__What is asked__: Retype only what runs from the first line of the records to the line with "3.270, 3.133, 3.035];", inclusive, and no pictures.

<<<<

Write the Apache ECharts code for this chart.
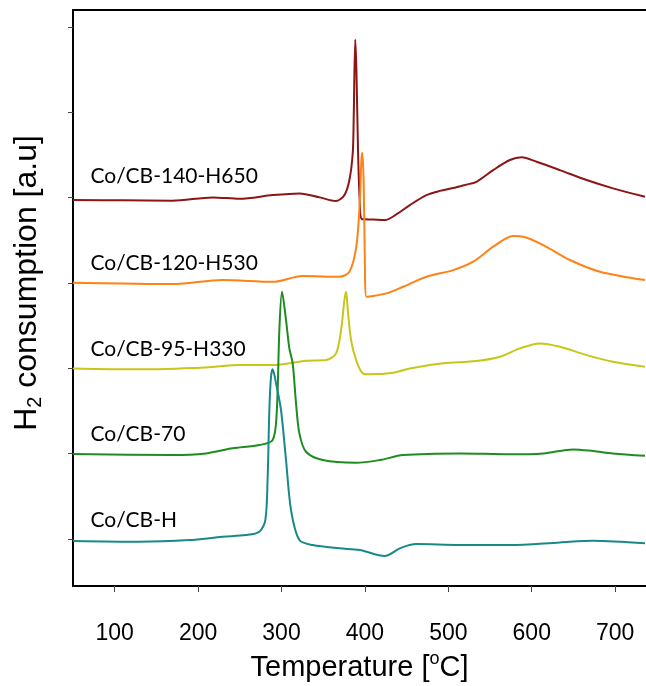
<!DOCTYPE html>
<html>
<head>
<meta charset="utf-8">
<title>H2-TPR profiles</title>
<script src="https://cdn.jsdelivr.net/npm/echarts@6/dist/echarts.min.js"></script>
<style>
  html, body { margin: 0; padding: 0; background: #fff; }
  #chart { width: 646px; height: 686px; }
</style>
</head>
<body>
<div id="chart"></div>
<script>
// Temperature tick labels on the x axis (°C)
const tempTicks = [100, 200, 300, 400, 500, 600, 700];
// Baseline offsets used to stack the profiles (one tick per sample)
const offsetTicks = [0, 1, 2, 3, 4, 5, 6];

// Sample names, top to bottom
const sampleNames = ['Co/CB-140-H650', 'Co/CB-120-H530', 'Co/CB-95-H330', 'Co/CB-70', 'Co/CB-H'];

// Co/CB-140-H650 (stacked at offset 4)
const tH650 = [50, 110, 169.4, 217.4, 249.8, 289.4, 321.8, 345.8, 365, 375.4, 381.4, 385.4, 386.5, 388.4, 389.8, 391.8, 393.8, 396.2, 410, 423.8, 440, 453.8, 473.8, 490, 505.4, 520, 533.8, 553.8, 573.8, 587.8, 605.8, 633.8, 665.8, 697.4, 735.8];
const yH650 = [3.973, 3.970, 3.965, 4.004, 3.988, 4.031, 4.051, 4.004, 3.961, 4.031, 4.207, 4.524, 4.910, 5.854, 5.496, 4.524, 3.961, 3.750, 3.745, 3.738, 3.820, 3.914, 4.031, 4.080, 4.113, 4.150, 4.187, 4.324, 4.442, 4.473, 4.422, 4.324, 4.207, 4.110, 4.012];

// Co/CB-120-H530 (offset 3)
const tH530 = [50, 110, 169.4, 229.4, 289.4, 325.4, 369.4, 381.4, 389.6, 393.8, 395.8, 397.0, 398.6, 399.8, 401.8, 425.8, 445.8, 473.8, 505.8, 529.8, 553.8, 577.8, 589.8, 613.8, 645.8, 681.8, 735.8];
const yH530 = [3.004, 2.995, 2.988, 3.035, 3.015, 3.082, 3.074, 3.133, 3.422, 3.938, 4.442, 4.527, 4.129, 3.352, 2.840, 2.879, 2.957, 3.074, 3.152, 3.250, 3.426, 3.551, 3.543, 3.445, 3.270, 3.133, 3.035];

// Co/CB-95-H330 (offset 2)
const tH330 = [50, 129.4, 209.4, 249.4, 289.4, 329.4, 353.4, 365.4, 371.4, 375.4, 377.4, 379.8, 383.4, 389.4, 397.4, 405.8, 433.8, 453.8, 493.8, 533.8, 561.8, 585.8, 609.8, 633.8, 665.8, 697.4, 735.8];
const yH330 = [2.000, 1.989, 2.012, 2.039, 2.039, 2.090, 2.098, 2.176, 2.449, 2.801, 2.898, 2.645, 2.332, 2.098, 1.942, 1.930, 1.949, 2.000, 2.059, 2.086, 2.136, 2.235, 2.293, 2.254, 2.156, 2.078, 2.019];

// Co/CB-70 (offset 1)
const t70 = [50, 169.4, 209.4, 241.4, 273.4, 289.4, 294.2, 297.4, 300.6, 305.4, 309.4, 313.4, 317.4, 321.4, 329.4, 349.4, 389.4, 417.8, 445.8, 513.8, 573.8, 613.8, 649.8, 673.8, 697.4, 735.8];
const y70 = [0.996, 0.984, 1.004, 1.063, 1.102, 1.160, 1.473, 2.449, 2.898, 2.566, 2.235, 2.059, 1.590, 1.239, 1.023, 0.926, 0.894, 0.926, 0.984, 1.004, 0.993, 1.004, 1.051, 1.031, 1.004, 0.976];

// Co/CB-H (offset 0)
const tH = [50, 129.4, 189.4, 229.4, 257.4, 273.4, 280.6, 283.4, 285.4, 287.4, 289.4, 293.4, 299.4, 305.4, 311.4, 321.4, 337.4, 369.4, 393.8, 423.8, 441.8, 461.8, 513.8, 573.8, 633.8, 673.8, 735.8];
const yH = [-0.023, -0.032, -0.012, 0.027, 0.047, 0.086, 0.223, 0.730, 1.512, 1.902, 1.989, 1.825, 1.512, 0.926, 0.340, -0.012, -0.070, -0.109, -0.129, -0.199, -0.109, -0.059, -0.070, -0.070, -0.039, -0.020, -0.050];

// Where each sample name is written (temperature, offset)
const labelT = [71, 71, 71, 71, 71];
const labelY = [4.254, 3.234, 2.227, 1.225, 0.217];

const colors = ['#8c1616', '#ff8214', '#c8c619', '#1f8c1f', '#18898a'];
const temps = [tH650, tH530, tH330, t70, tH];
const values = [yH650, yH530, yH330, y70, yH];

function pairs(xs, ys) {
  return xs.map((x, i) => [x, ys[i]]);
}

const series = sampleNames.map((name, i) => ({
  name: name,
  type: 'line',
  data: pairs(temps[i], values[i]),
  showSymbol: false,
  smooth: 0.3,
  lineStyle: { color: colors[i], width: 2 },
  itemStyle: { color: colors[i] },
  markPoint: {
    symbol: 'circle',
    symbolSize: 0,
    silent: true,
    data: [{ coord: [labelT[i], labelY[i]], value: name }],
    label: {
      show: true,
      position: 'right',
      distance: 0,
      formatter: name,
      color: '#000',
      fontFamily: 'Lato',
      fontSize: 21
    }
  }
}));

const chart = echarts.init(document.getElementById('chart'), null, { renderer: 'canvas' });
chart.setOption({
  animation: false,
  backgroundColor: '#fff',
  grid: { left: 73, top: 10, right: 0, bottom: 100, containLabel: false, outerBoundsMode: 'none' },
  xAxis: [{
    type: 'value',
    min: 50,
    max: 737,
    name: 'Temperature [{sup|o}C]',
    nameLocation: 'middle',
    nameGap: 62,
    nameTextStyle: {
      fontFamily: 'Liberation Sans',
      fontSize: 29,
      color: '#000',
      lineHeight: 36,
      rich: {
        sup: { fontFamily: 'Liberation Sans', fontSize: 18, color: '#000', verticalAlign: 'top', lineHeight: 20 }
      }
    },
    splitLine: { show: false },
    axisLine: { show: true, onZero: false, lineStyle: { color: '#000', width: 2 } },
    axisTick: { show: true, customValues: tempTicks, length: 6, lineStyle: { color: '#444', width: 1 } },
    axisLabel: {
      customValues: tempTicks,
      margin: 36,
      fontFamily: 'Liberation Sans',
      fontSize: 23,
      color: '#000'
    }
  }, {
    type: 'value',
    position: 'top',
    min: 50,
    max: 737,
    splitLine: { show: false },
    axisLine: { show: true, onZero: false, lineStyle: { color: '#000', width: 2 } },
    axisTick: { show: false },
    axisLabel: { show: false }
  }],
  yAxis: {
    type: 'value',
    min: -0.55,
    max: 6.2,
    name: 'H{sub|2} consumption [a.u]',
    nameLocation: 'middle',
    nameRotate: 90,
    nameGap: 28,
    nameTextStyle: {
      fontFamily: 'Liberation Sans',
      fontSize: 32,
      color: '#000',
      padding: [0, 0, 0, 30],
      lineHeight: 36,
      rich: {
        sub: { fontFamily: 'Liberation Sans', fontSize: 20, color: '#000', verticalAlign: 'bottom', lineHeight: 26 }
      }
    },
    splitLine: { show: false },
    axisLine: { show: true, onZero: false, lineStyle: { color: '#000', width: 2 } },
    axisTick: { show: true, customValues: offsetTicks, length: 5, lineStyle: { color: '#444', width: 1 } },
    axisLabel: { show: false, customValues: offsetTicks }
  },
  series: series
});
</script>
</body>
</html>
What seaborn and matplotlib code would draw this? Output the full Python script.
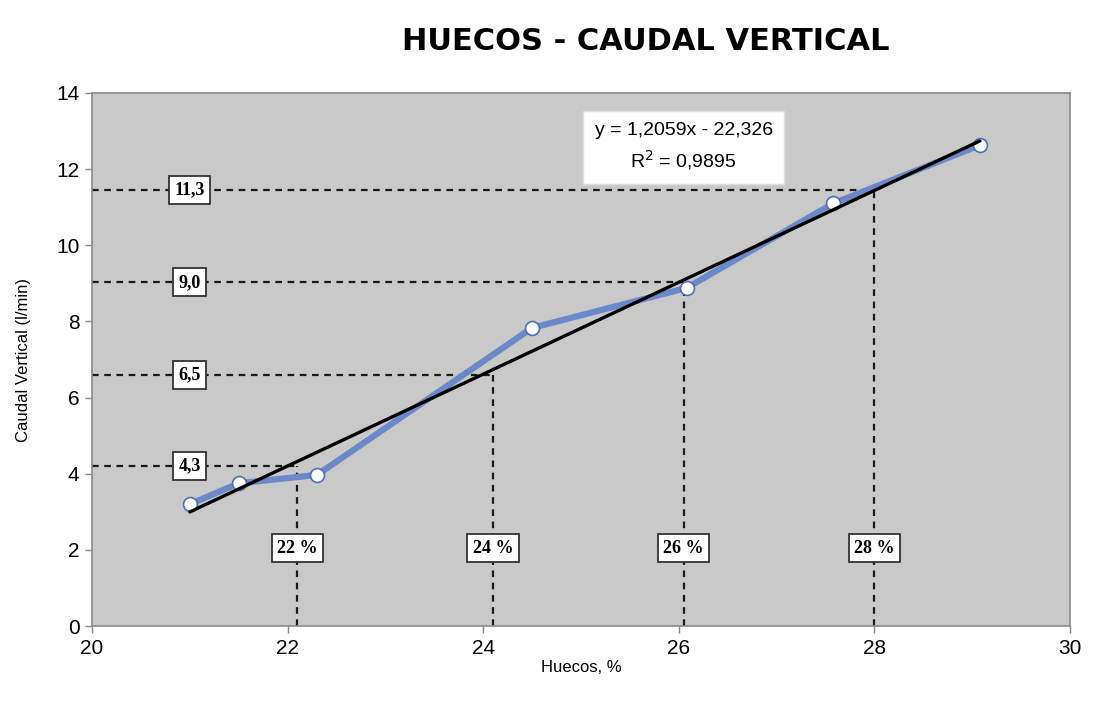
import numpy as np
import pandas as pd
import matplotlib
matplotlib.use("Agg")
import matplotlib.pyplot as plt
import seaborn as sns

# Data
huecos = [21.0, 21.5, 22.3, 24.5, 26.08, 27.58, 29.08]
caudal = [3.2, 3.75, 3.97, 7.83, 8.88, 11.1, 12.63]
slope = 1.2059
intercept = -22.326
r2 = 0.9895
ref_x = [22.1, 24.1, 26.05, 28.0]
ref_y = [4.2, 6.6, 9.03, 11.45]
ref_x_labels = ["22 %", "24 %", "26 %", "28 %"]
ref_y_labels = ["4,3", "6,5", "9,0", "11,3"]
x_ticks = [20, 22, 24, 26, 28, 30]
y_ticks = [0, 2, 4, 6, 8, 10, 12, 14]

sns.set_theme(style="white")
plt.rcParams['font.family'] = ['Liberation Sans', 'DejaVu Sans']
plt.rcParams['text.color'] = 'black'
plt.rcParams['axes.labelcolor'] = 'black'
plt.rcParams['xtick.color'] = 'black'
plt.rcParams['ytick.color'] = 'black'

fig = plt.figure(figsize=(11.03, 7.18), dpi=100)
ax = fig.add_axes([0.0834, 0.128, 0.8866, 0.7425])
ax.set_facecolor("#c9c9c9")

df = pd.DataFrame({"Huecos": huecos, "Caudal": caudal})
fit_x = np.array([min(huecos), max(huecos)])
fit_df = pd.DataFrame({"Huecos": fit_x, "Caudal": slope * fit_x + intercept})

# reference dashed lines
for xv, yv in zip(ref_x, ref_y):
    ax.plot([20, xv], [yv, yv], ls=(0, (3, 2.5)), color="#1a1a1a", lw=1.6, zorder=2)
    ax.plot([xv, xv], [0, yv], ls=(0, (3, 2.5)), color="#1a1a1a", lw=1.6, zorder=2)

sns.lineplot(data=df, x="Huecos", y="Caudal", ax=ax, color="#6b88c9", lw=4.5,
             marker="o", markersize=10, markerfacecolor="white",
             markeredgecolor="#4f6fb8", markeredgewidth=1.2, zorder=3)
sns.lineplot(data=fit_df, x="Huecos", y="Caudal", ax=ax, color="black", lw=2.4, zorder=4)

box = dict(boxstyle="square,pad=0.3", fc="white", ec="#333333", lw=1.3)
for yv, lab in zip(ref_y, ref_y_labels):
    ax.text(21.0, yv, lab, ha="center", va="center", fontsize=13, fontweight="bold",
            family=["Liberation Serif", "DejaVu Serif"], bbox=box, zorder=5)
for xv, lab in zip(ref_x, ref_x_labels):
    ax.text(xv, 2.05, lab, ha="center", va="center", fontsize=13, fontweight="bold",
            family=["Liberation Serif", "DejaVu Serif"], bbox=box, zorder=5)

eq = f"y = {slope:.4f}x - {abs(intercept):.3f}".replace(".", ",")
r2txt = f"R$^2$ = {r2:.4f}".replace(".", ",")
ax.text(26.05, 12.58, eq + "\n" + r2txt, ha="center", va="center", fontsize=14,
        linespacing=1.5,
        bbox=dict(boxstyle="square,pad=0.6", fc="white", ec="#dddddd", lw=1), zorder=5)

ax.set_xlim(20, 30)
ax.set_ylim(0, 14)
ax.set_xticks(x_ticks)
ax.set_yticks(y_ticks)
ax.tick_params(axis="both", labelsize=15, length=5, width=1, color="#888888",
               labelcolor="black", direction="out", bottom=True, left=True, pad=4)
for s in ax.spines.values():
    s.set_color("#8a8a8a")
    s.set_linewidth(1.2)
ax.set_xlabel("Huecos, %", fontsize=12, labelpad=2)
ax.set_ylabel("Caudal Vertical (l/min)", fontsize=12, labelpad=18)

fig.text(0.585, 0.942, "HUECOS - CAUDAL VERTICAL", ha="center", va="center",
         fontsize=22, fontweight="heavy", color="black", family=["DejaVu Sans"])

fig.savefig("out.png", dpi=100)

>>>>

__Written solution__:
Write the Apache ECharts code for this chart.
<!DOCTYPE html>
<html>
<head>
<meta charset="utf-8">
<title>H2-TPR profiles</title>
<script src="https://cdn.jsdelivr.net/npm/echarts@6/dist/echarts.min.js"></script>
<style>
  html, body { margin: 0; padding: 0; background: #fff; }
  #chart { width: 646px; height: 686px; }
</style>
</head>
<body>
<div id="chart"></div>
<script>
// Temperature tick labels on the x axis (°C)
const tempTicks = [100, 200, 300, 400, 500, 600, 700];
// Baseline offsets used to stack the profiles (one tick per sample)
const offsetTicks = [0, 1, 2, 3, 4, 5, 6];

// Sample names, top to bottom
const sampleNames = ['Co/CB-140-H650', 'Co/CB-120-H530', 'Co/CB-95-H330', 'Co/CB-70', 'Co/CB-H'];

// Co/CB-140-H650 (stacked at offset 4)
const tH650 = [50, 110, 169.4, 217.4, 249.8, 289.4, 321.8, 345.8, 365, 375.4, 381.4, 385.4, 386.5, 388.4, 389.8, 391.8, 393.8, 396.2, 410, 423.8, 440, 453.8, 473.8, 490, 505.4, 520, 533.8, 553.8, 573.8, 587.8, 605.8, 633.8, 665.8, 697.4, 735.8];
const yH650 = [3.973, 3.970, 3.965, 4.004, 3.988, 4.031, 4.051, 4.004, 3.961, 4.031, 4.207, 4.524, 4.910, 5.854, 5.496, 4.524, 3.961, 3.750, 3.745, 3.738, 3.820, 3.914, 4.031, 4.080, 4.113, 4.150, 4.187, 4.324, 4.442, 4.473, 4.422, 4.324, 4.207, 4.110, 4.012];

// Co/CB-120-H530 (offset 3)
const tH530 = [50, 110, 169.4, 229.4, 289.4, 325.4, 369.4, 381.4, 389.6, 393.8, 395.8, 397.0, 398.6, 399.8, 401.8, 425.8, 445.8, 473.8, 505.8, 529.8, 553.8, 577.8, 589.8, 613.8, 645.8, 681.8, 735.8];
const yH530 = [3.004, 2.995, 2.988, 3.035, 3.015, 3.082, 3.074, 3.133, 3.422, 3.938, 4.442, 4.527, 4.129, 3.352, 2.840, 2.879, 2.957, 3.074, 3.152, 3.250, 3.426, 3.551, 3.543, 3.445, 3.270, 3.133, 3.035];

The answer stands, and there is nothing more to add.